Ah, which classes for the Bs. Unfortunately, they were in Calc BC and Physics C. The former has no excuse (it was a B+). The latter? Well, his school has recently decided that you don’t need any experience in physics to take AP Physics C. The learning curve was steep last semester, and he massively failed one exam and couldn’t dig himself out from the B. The silver lining is that he learned to ask for help and that doing so doesn’t mean he is dumb. Great life lesson, poor timing. :slight_smile: If this precludes some schools, so be it. He’s going to get a great education wherever he lands. But if this changes anyone’s thoughts about schools, do let me know. My goal is that he will have more wins than losses by spring, 2027, and would like to help him shape his list with that goal in mind.

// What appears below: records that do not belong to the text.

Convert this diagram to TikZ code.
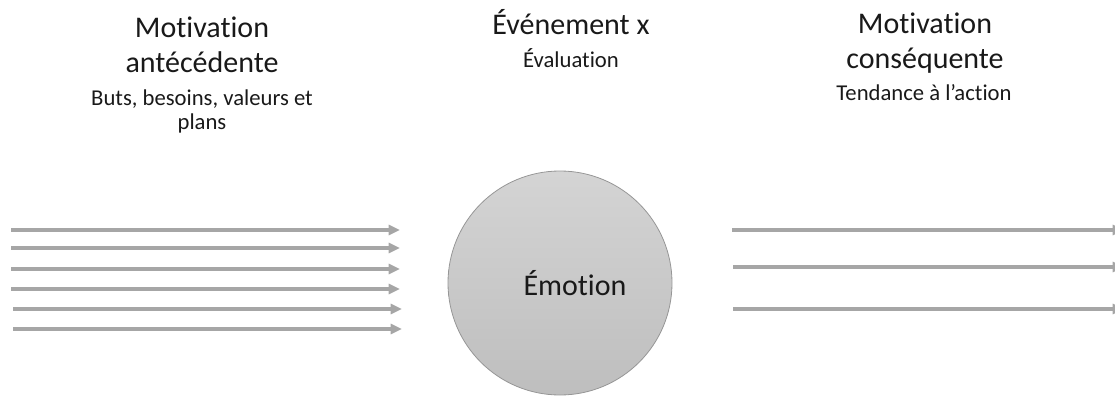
\documentclass[tikz,border=0pt]{standalone}
\usepackage{fontspec}
\setmainfont[Ligatures=NoCommon]{Carlito}
\usetikzlibrary{positioning, arrows.meta, shapes.geometric}
\definecolor{arrow-gray}{RGB}{166,166,166}
\definecolor{circ-top}{RGB}{212,212,212}
\definecolor{circ-bot}{RGB}{190,190,190}
\definecolor{circ-edge}{RGB}{150,150,150}
\definecolor{txt-black}{RGB}{25,25,25}

\begin{document}
\begin{tikzpicture}[x=0.75pt, y=-0.75pt]
	\tikzset{title/.style={align=center, inner sep=0, anchor=base, text=txt-black, font=\fontsize{22.5}{26.25}\selectfont}}
	\tikzset{sub/.style={align=center, inner sep=0, anchor=base, text=txt-black, font=\fontsize{17}{18}\selectfont}}
	\tikzset{arr/.style={-{Triangle[length=8.5pt, width=7.5pt]}, line width=2.4pt, arrow-gray}}
	\useasboundingbox (0,0) rectangle (1115,396);
	
	% titles (base = last line)
	\node[title] (antec) at (202,72) {Motivation\\antécédente};
	\node[sub] (besoins) at (202,129) {Buts, besoins, valeurs et\\plans};
	\node[title] (event) at (571,35) {Événement x};
	\node[sub] (eval) at (571,67) {Évaluation};
	\node[title] (conseq) at (925,68) {Motivation\\conséquente};
	\node[sub] (tendance) at (924,100) {Tendance à l’action};
	
	% emotion
	\node[circle, draw=circ-edge, line width=0.6pt, top color=circ-top, bottom color=circ-bot, minimum size=168pt] (emo) at (560,283) {};
	\node[title, anchor=center, right=0pt of emo.center, anchor=center, xshift=15*0.75pt] (emotext) {Émotion};
	
	% arrows in
	\coordinate (in1a) at (11,230); \coordinate (in1b) at (400,230);
	\coordinate (in2a) at (11,248); \coordinate (in2b) at (400,248);
	\coordinate (in3a) at (11,269); \coordinate (in3b) at (400,269);
	\coordinate (in4a) at (11,289); \coordinate (in4b) at (400,289);
	\coordinate (in5a) at (13,309); \coordinate (in5b) at (402,309);
	\coordinate (in6a) at (13,329); \coordinate (in6b) at (402,329);
	\draw[arr] (in1a) -- (in1b);
	\draw[arr] (in2a) -- (in2b);
	\draw[arr] (in3a) -- (in3b);
	\draw[arr] (in4a) -- (in4b);
	\draw[arr] (in5a) -- (in5b);
	\draw[arr] (in6a) -- (in6b);
	
	% arrows out
	\coordinate (out1a) at (732,230); \coordinate (out1b) at (1124,230);
	\coordinate (out2a) at (733,267); \coordinate (out2b) at (1124,267);
	\coordinate (out3a) at (733,309); \coordinate (out3b) at (1124,309);
	\draw[arr] (out1a) -- (out1b);
	\draw[arr] (out2a) -- (out2b);
	\draw[arr] (out3a) -- (out3b);
\end{tikzpicture}
\end{document}
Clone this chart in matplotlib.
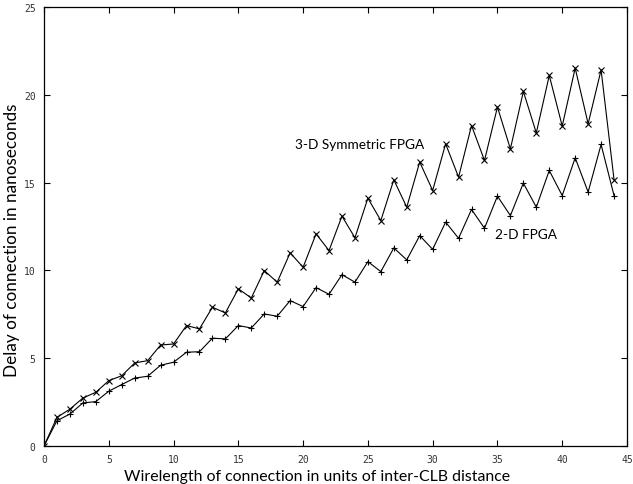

@Bill_Marsh , I like all of those schools for him except Cooper Union, as my sense is he does not want to be in the heart of NYC. (Stevens would be fine.) I just wish that more of them were more gender balanced. It’s one of many reasons why SLO is at the top of my list for him. We’ll see how he ranks the gender ratio as we move deeper in this process. I definitely want him to visit a couple of these more focused schools this spring to see if he’s up for everyone being all in on STEM or if he wants a more diverse student population (re: majors).

@eyemgh , I’ll tell him about this! I didn’t realize this was an option.

@momofboiler1 , I know that CS/Eng are sometimes in different schools. For those schools, he’s just going to have to choose. For example, I’m confident he would apply to engineering at UW (WA), because the 2% OOS for CS isn’t going to happen. What I want to find out is whether or not he could potentially get classes for a CS minor, or if it’s too impacted for non-majors to do so.

@ucbalumnus , I agree with your two categories. One of the reasons I like Case for him is that he doesn’t have to declare anything and that there are no restrictions on major. I was hoping against hope that there were other schools more akin to this that I might have missed.

@co2mom , I really liked Mines for him even before you told me you don’t have to declare until year two. Now even more! Thanks for this. I will likely be in touch.

Good point. McGill does admit by major and engineering is a tough one to get admitted to.

I think that they are all very good. However, between your being on the west coast, and with stats that are not quite perfect, I might be inclined to look first at the University of Victoria and at Simon Fraser University.